What I’m Listening To While Writing TMD
This morning, I’m digging into nostalgia. It’s “All That I’ve Got” by The Used.
The Big Question:
Ever rode a mechanical bull? If not, what’s the closest car to the experience?
Top graphic image: Buick
The Envista is certainly a looker. Regarding sales numbers, I would expect those would rise since they moved downmarket. If not that’s a bad combo!
Cliched though it is, I do have serious concerns about the reliability of that boosted I3 with the wet belt.
I rode a mechanical bull once at a work event (in Texas, of course) and those things are an irresistible force. When they move you either move with them or you get thrown off. I darn near fell off immediately, then bailed after a few seconds because I was death gripping the handle so hard my nails drew blood. One shoulder surgery was more than enough, thank you very much. 🙂
Can’t say I’ve ever had a comparable experience in a car. The closest is probably getting bucked off my mountain bike after coming up short on a double.
I’m rooting for Buick. I like the Envista quite a lot, but the drivetrain not so much. If my Civic Hybrid Hatchback drivetrain was in one it would be sweet. In the short term, Buick should have had a GNX trim package yesterday.
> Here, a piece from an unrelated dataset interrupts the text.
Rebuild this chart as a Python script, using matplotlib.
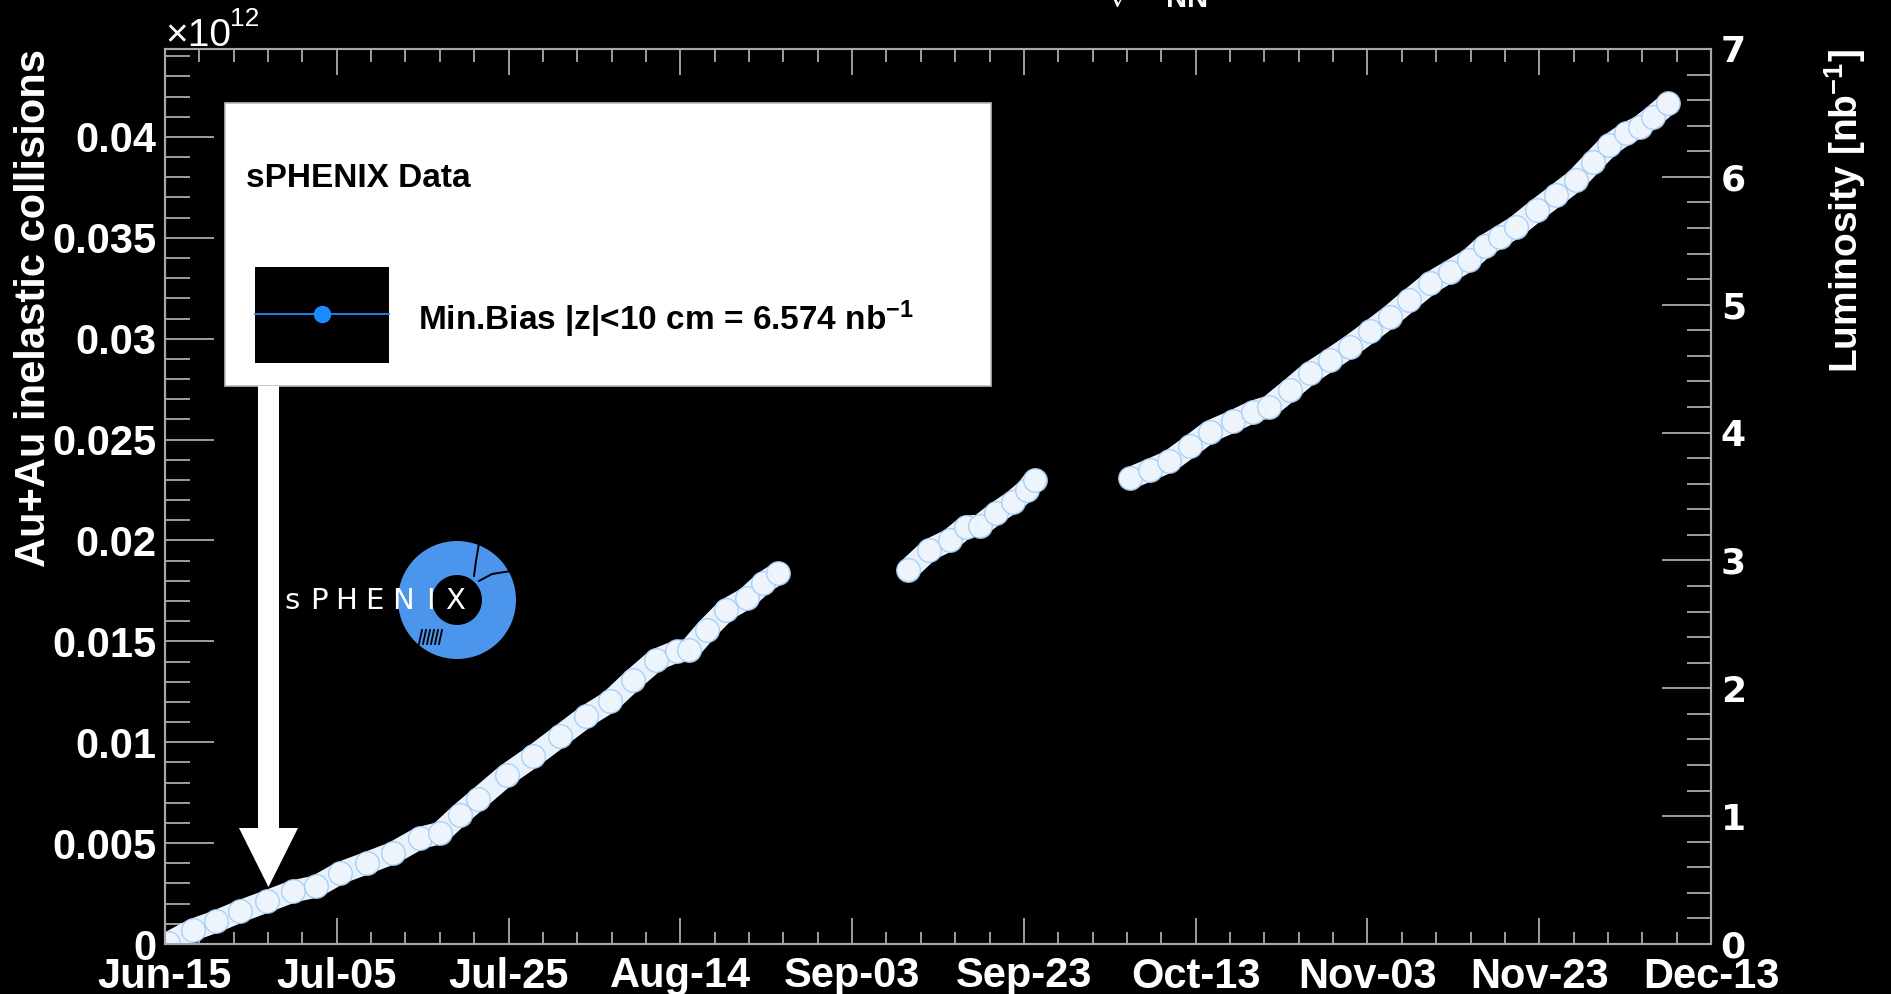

Yes just a cosmetic thing, but any attention is good attention. Now get off my lawn.
Closest I’ve come to a mechanical bull ride in a car?
Driver’s side front ball joint “rapid disassembly” at 78mph in my 09 Accord. The smooth sounds of 5:30AM NPR were interrupted by the tremendous BANG and subsequent SCKHHHRRRRR of the LCA and subframe meeting the pavement. Made one hell of a spark roostertail, like F1 at the end of a straight.
0/10 would not recommend.
That happened to my grandma a few years back in her Grand Marquis, at about the same speed. She’s 85, morbidly obese, and the slowest moving person I’ve ever met. But she had lightning quick reflexes that day, steering the car neatly into a turning lane and stopping like it was nothing.